People came out and all but I was plagued by enough bad sound to irritate me past the point of no return. And a general malaise welled up inside of me. You see, there’s always more going on up there on stage than music. It can’t all be boiled down into something tangible. Distilled into notes and cymbal crashes and monitor levels. I stomped the boxes. I turned up. I squeezed a little harder. A little harder still. But I couldn’t choke the monkey.

It was was all over my face. Anyone could see I was there but I wasn’t really there. We hunkered down and got through the gig. It hurts. People FEEL it but don’t ARTICULATE it. Not out loud at least. Microphone stands might get knocked over, or drinks spilled…

Was it really the gig? It was more than the challenged sound, or was it? A sit down crowd. I couldn’t see their faces. Tuesday night zombies.

Next day I took two pills and ate a tuna fish Sandwich and waited. I know this will pass. Meanwhile, I’m wedged in the back of the van between a bag of wrinkled shirts and dirty socks and one clean pair of undies in reserve. Somebody says something funny and I forget to laugh…
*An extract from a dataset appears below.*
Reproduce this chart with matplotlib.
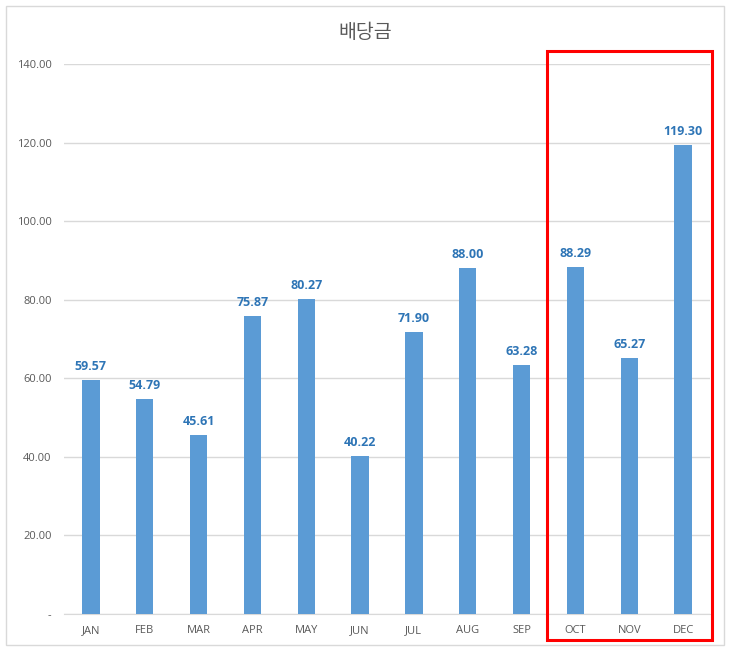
import matplotlib
matplotlib.use("Agg")
import matplotlib.pyplot as plt
from matplotlib.patches import Rectangle

plt.rcParams['font.family'] = ['Open Sans', 'Noto Sans CJK KR', 'DejaVu Sans']

months = ["JAN", "FEB", "MAR", "APR", "MAY", "JUN", "JUL", "AUG", "SEP", "OCT", "NOV", "DEC"]
dividends = [59.57, 54.79, 45.61, 75.87, 80.27, 40.22, 71.90, 88.00, 63.28, 88.29, 65.27, 119.30]
y_ticks = [0, 20, 40, 60, 80, 100, 120, 140]
y_tick_labels = ["-", "20.00", "40.00", "60.00", "80.00", "100.00", "120.00", "140.00"]

W, H = 730, 652
fig = plt.figure(figsize=(W / 100, H / 100), dpi=100)

# 바깥 차트 테두리
fig.add_artist(Rectangle((6 / W, 1 - 645 / H), 718 / W, 639 / H, transform=fig.transFigure,
                         fill=False, edgecolor="#D9D9D9", linewidth=1))

ax = fig.add_axes([64 / W, 1 - 614 / H, 646 / W, 550 / H])
x = range(len(months))
bars = ax.bar(x, dividends, width=0.32, color="#5B9BD5", zorder=3)

for xi, v in zip(x, dividends):
    ax.annotate(f"{v:.2f}", (xi, v), xytext=(0, 5), textcoords="offset points",
                ha="center", va="bottom", fontsize=9, fontweight="bold", color="#2E75B6")

ax.set_xlim(-0.5, len(months) - 0.5)
ax.set_ylim(0, 140)
ax.set_yticks(y_ticks)
ax.set_yticklabels(y_tick_labels)
ax.set_xticks(list(x))
ax.set_xticklabels(months)
ax.tick_params(axis="both", length=0, labelsize=8, labelcolor="#595959")
ax.tick_params(axis="y", pad=9)
ax.tick_params(axis="x", pad=8)
ax.grid(axis="y", color="#D9D9D9", linewidth=1, zorder=0)
for s in ["top", "right", "left"]:
    ax.spines[s].set_visible(False)
ax.spines["bottom"].set_color("#D9D9D9")

fig.text(365 / W, 1 - 32 / H, "배당금", ha="center", va="center", fontsize=14,
         color="#595959", family=["Noto Sans CJK KR", "DejaVu Sans"])

# 강조 박스 (OCT~DEC)
fig.add_artist(Rectangle((547 / W, 1 - 640 / H), 165 / W, 589 / H, transform=fig.transFigure,
                         fill=False, edgecolor="#FF0000", linewidth=2.2))

fig.savefig("out.png", dpi=100)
Dear god, would you mind coming down here with me for one minute? Have I lost something? Where can I find it? I know enough to know that life is about the maintenance. And for goodness sake, if you think about it, that’s the pleasant part. So change those strings, take the vitamins and know that this too shall pass. And it does pass.

Lexington looked dreary on first look. But the waterman showed up. And those spread out around the parameter of the room with theirs backs to the walls soon crowded the stage. I took John Murrys advice. Pulled out the big guns; got silly with it. Broke things up. Threw out the set list. What was there to lose? I was ready and willing to “embrace the absurd and unexpected”. And so we did. And so it passed.

You gotta buy ice cream for everybody and not let ‘em know; just have it backstage. You gotta break things up. Do something no one in the band will expect during the show. I’ll work on that. I can come up with something. That’s what it’s all about really. Gotta John

Meanwhile, we’re still awaiting the background check on one “Jimmy the Peach” Deprato AKA James Deprato.